PRO CHOICE
The New Yorker|January 30, 2023
"The Appointment" skewers the hypocrisy of the abortion debate.
VINSON CUNNINGHAM
PRO CHOICE

It’s usually the anti-abortion activists—the sign-wavers outside clinics, the tellers of post-op horror stories—who want to show you, in great detail, what a fetus looks like. There’s something about the peach-and-hibiscus shock of flesh and blood, about the smallness of that embryonic presence: the picture is supposed to appall you into some new way of thinking and feeling about the politics of birth. It’s only right, then, that the first big laugh of the raucously pro-choice musical “The Appointment,” by the Philadelphia-based theatre collective Lightning Rod Special, directed by Eva Steinmetz at WP Theatre, is earned with a similar kind of representation.
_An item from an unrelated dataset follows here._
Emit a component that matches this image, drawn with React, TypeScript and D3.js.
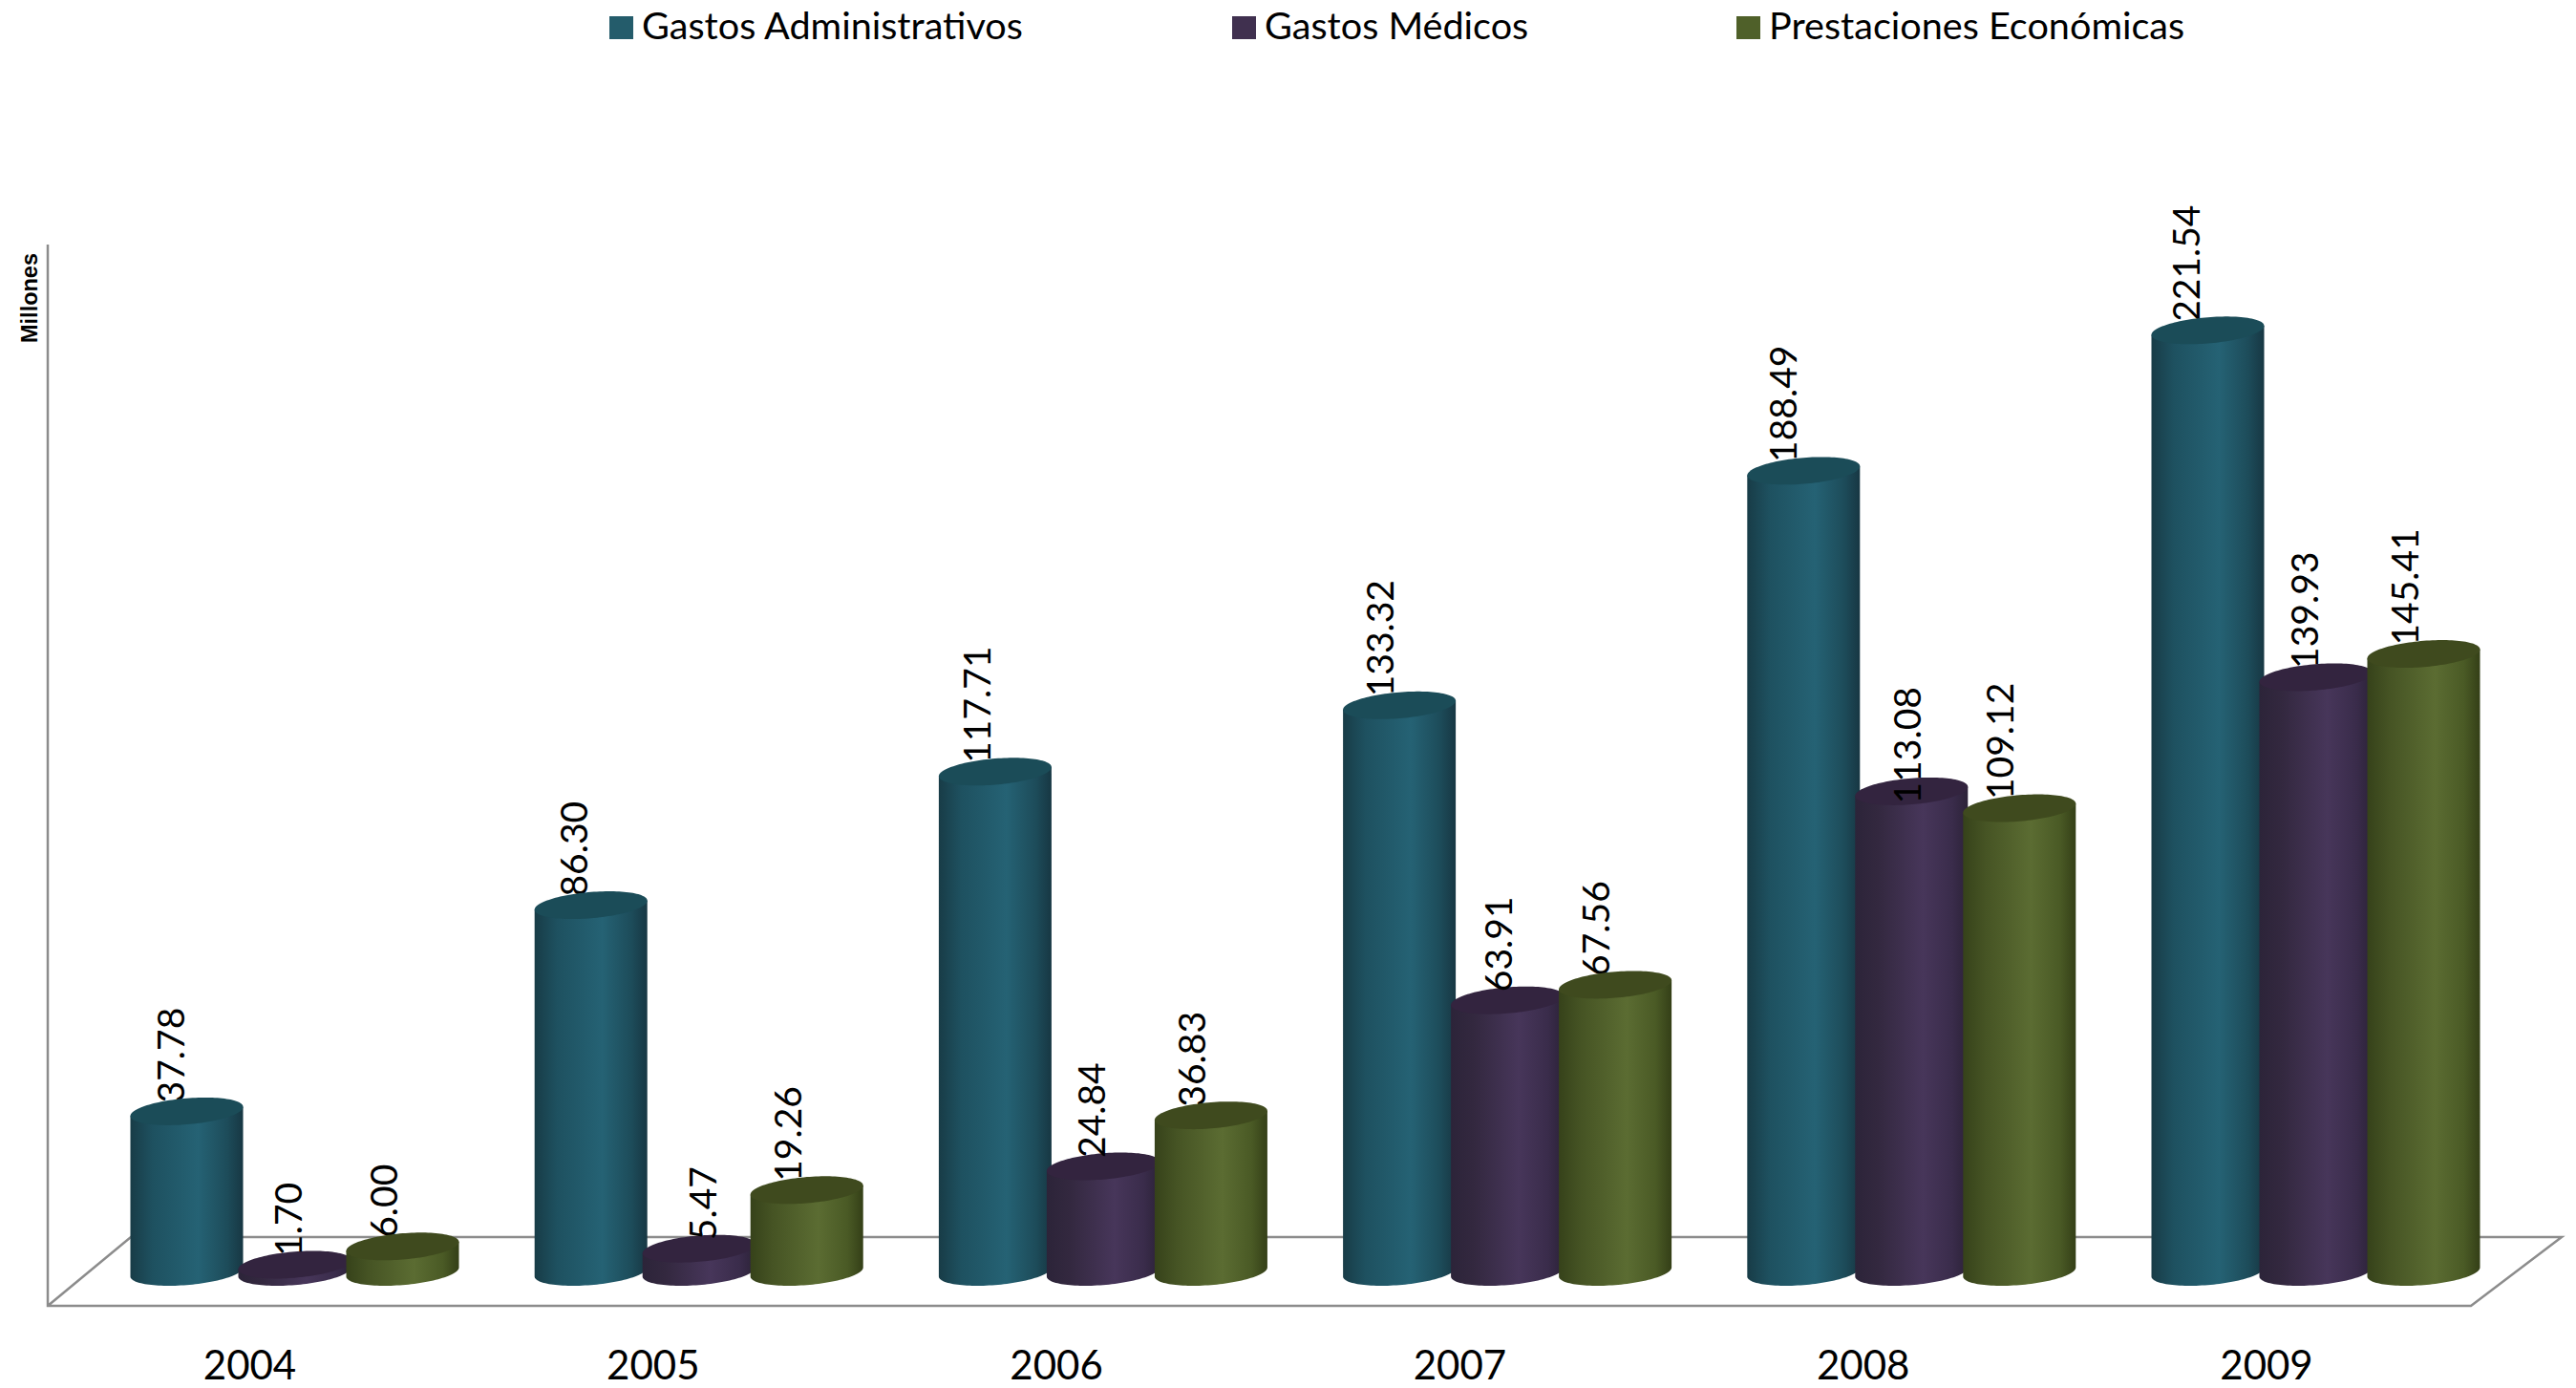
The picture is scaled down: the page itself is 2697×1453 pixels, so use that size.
import React from 'react';
import * as d3 from 'd3';

const years = ['2004', '2005', '2006', '2007', '2008', '2009'];
const seriesNames = ['Gastos Administrativos', 'Gastos Médicos', 'Prestaciones Económicas'];
const gastosAdministrativos = [37.78, 86.3, 117.71, 133.32, 188.49, 221.54];
const gastosMedicos = [1.7, 5.47, 24.84, 63.91, 113.08, 139.93];
const prestacionesEconomicas = [6.0, 19.26, 36.83, 67.56, 109.12, 145.41];
const seriesValues = [gastosAdministrativos, gastosMedicos, prestacionesEconomicas];

const WIDTH = 2697;
const HEIGHT = 1453;
const FONT = 'Lato, sans-serif';

const floorFront = 1367;
const floorBack = 1295;
const axisX = 50;
const RX = 59;
const RY = 13.7;
const SHEAR = 0.08;

const palette = [
  { key: 'teal', legend: '#245c6b', top: '#1b4c58', stops: ['#183c47', '#1e5160', '#256274', '#1d4c5a', '#173743'] },
  { key: 'purple', legend: '#40304f', top: '#33243f', stops: ['#2c2439', '#33283f', '#47365a', '#3a2c4b', '#2c2238'] },
  { key: 'olive', legend: '#4f6029', top: '#3f4a1e', stops: ['#36421a', '#465424', '#5b6c32', '#4a5a25', '#343f17'] },
];
const stopOffsets = [0, 0.2, 0.6, 0.86, 1];

const x = d3.scalePoint<string>().domain(years).range([308, 2424]);
const yearX = d3.scalePoint<string>().domain(years).range([261.5, 2373]);
const y = d3.scaleLinear().domain([0, 240]).range([1331.5, 263.7]);
const seriesOffset = d3.scalePoint<number>().domain([0, 1, 2]).range([-112.5, 113.5]);

const lineGen = d3.line<[number, number]>().curve(d3.curveLinear);
const rimPoint = (cx: number, cy: number, t: number): [number, number] => {
  const dx = RX * Math.cos(t);
  return [cx + dx, cy - SHEAR * dx + RY * Math.sin(t)];
};
const sweep = d3.range(0, 61).map((i) => (i / 60) * Math.PI);

function Cylinder({ cx, value, series }: { cx: number; value: number; series: number }) {
  const topY = y(value);
  const baseY = y(0);
  // body: down the right edge, round the front of the base, up the left edge
  const body = [...sweep.map((t) => rimPoint(cx, baseY, t)), rimPoint(cx, topY, Math.PI), rimPoint(cx, topY, 0)];
  const cap = [...sweep.map((t) => rimPoint(cx, topY, t)), ...sweep.map((t) => rimPoint(cx, topY, t + Math.PI))];
  return (
    <g>
      <path d={lineGen(body) + 'Z'} fill={`url(#grad-${palette[series].key})`} />
      <path d={lineGen(cap) + 'Z'} fill={palette[series].top} />
    </g>
  );
}

// the purple labels were placed by hand in the original, so each has its own shift
const purpleLabelShift = [-7, 4, -12, -9, -4, -12];

function ValueLabel({ cx, value, series, index }: { cx: number; value: number; series: number; index: number }) {
  // teal labels drift left across the chart in the reference
  const dx = series === 1 ? purpleLabelShift[index] : series === 2 ? -20 : -17 - index * 1.2;
  // the 113.08 label sits lower than the others in the reference
  const dy = value === 113.08 ? 13 : -9;
  return (
    <text
      transform={`translate(${cx + dx + 14},${y(value) + dy}) rotate(-90)`}
      fontFamily={FONT}
      fontSize={39}
      fill="#000"
    >
      {value.toFixed(2)}
    </text>
  );
}

export default function App() {
  const legendX = [638, 1290, 1818];
  const axisColor = '#8c8c8c';

  const seriesLayer = (series: number) =>
    years.map((year, i) => ({
      year,
      index: i,
      cx: (x(year) as number) + (seriesOffset(series) as number),
      value: seriesValues[series][i],
    }));

  return (
    <svg
      width={WIDTH}
      height={HEIGHT}
      style={{ position: 'absolute', left: 0, top: 0, background: '#fff' }}
    >
      <defs>
        {palette.map((p) => (
          <linearGradient key={p.key} id={`grad-${p.key}`} x1="0" x2="1" y1="0" y2="0">
            {p.stops.map((c, i) => (
              <stop key={i} offset={stopOffsets[i]} stopColor={c} />
            ))}
          </linearGradient>
        ))}
      </defs>

      {/* legend */}
      {seriesNames.map((name, i) => (
        <g key={name}>
          <rect x={legendX[i]} y={17} width={25} height={24} fill={palette[i].legend} />
          <text x={legendX[i] + 34} y={41} fontFamily={FONT} fontSize={39.6} fill="#000">
            {name}
          </text>
        </g>
      ))}

      {/* axis title */}
      <text
        transform={`translate(39,359) rotate(-90)`}
        fontFamily="'Liberation Sans', sans-serif"
        fontWeight="bold"
        fontSize={23.5}
        fill="#000"
      >
        Millones
      </text>

      {/* wall and floor */}
      <g fill="none" stroke={axisColor} strokeWidth={2.5}>
        <path
          d={
            lineGen([
              [axisX, 256],
              [axisX, floorFront],
              [2587, floorFront],
              [2682, floorBack],
              [137, floorBack],
              [axisX, floorFront],
            ]) as string
          }
        />
      </g>

      {/* teal labels sit behind their cylinders, purple in front, olive behind */}
      {seriesLayer(0).map((d) => (
        <ValueLabel key={d.year} cx={d.cx} value={d.value} series={0} index={d.index} />
      ))}
      {seriesLayer(0).map((d) => (
        <Cylinder key={d.year} cx={d.cx} value={d.value} series={0} />
      ))}
      {seriesLayer(1).map((d) => (
        <Cylinder key={d.year} cx={d.cx} value={d.value} series={1} />
      ))}
      {seriesLayer(1).map((d) => (
        <ValueLabel key={d.year} cx={d.cx} value={d.value} series={1} index={d.index} />
      ))}
      {seriesLayer(2).map((d) => (
        <ValueLabel key={d.year} cx={d.cx} value={d.value} series={2} index={d.index} />
      ))}
      {seriesLayer(2).map((d) => (
        <Cylinder key={d.year} cx={d.cx} value={d.value} series={2} />
      ))}

      {/* year labels */}
      {years.map((year) => (
        <text
          key={year}
          x={yearX(year) as number}
          y={1444}
          textAnchor="middle"
          fontFamily={FONT}
          fontSize={42}
          fill="#000"
        >
          {year}
        </text>
      ))}
    </svg>
  );
}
When the curtain opens, there’s a fetus onstage, moving slowly and subtly, as if bobbing in fluid. It’s soon joined by several others. We know they’re fetuses precisely because of those images we’ve seen used as agitprop, even if we’ve strained to avoid them. The fetuses are played by members of Lightning Rod Special— Katie Gould, Jaime Maseda, Lee Minora, Brett Ashley Robinson, Scott R. Sheppard, Alice Yorke, and Danny Wilfred, all vibrating with talent and hip smarts— wearing skintight, skin-colored suits marbled with purplish-gray veins. From their tummies sprout ropelike umbilical cords.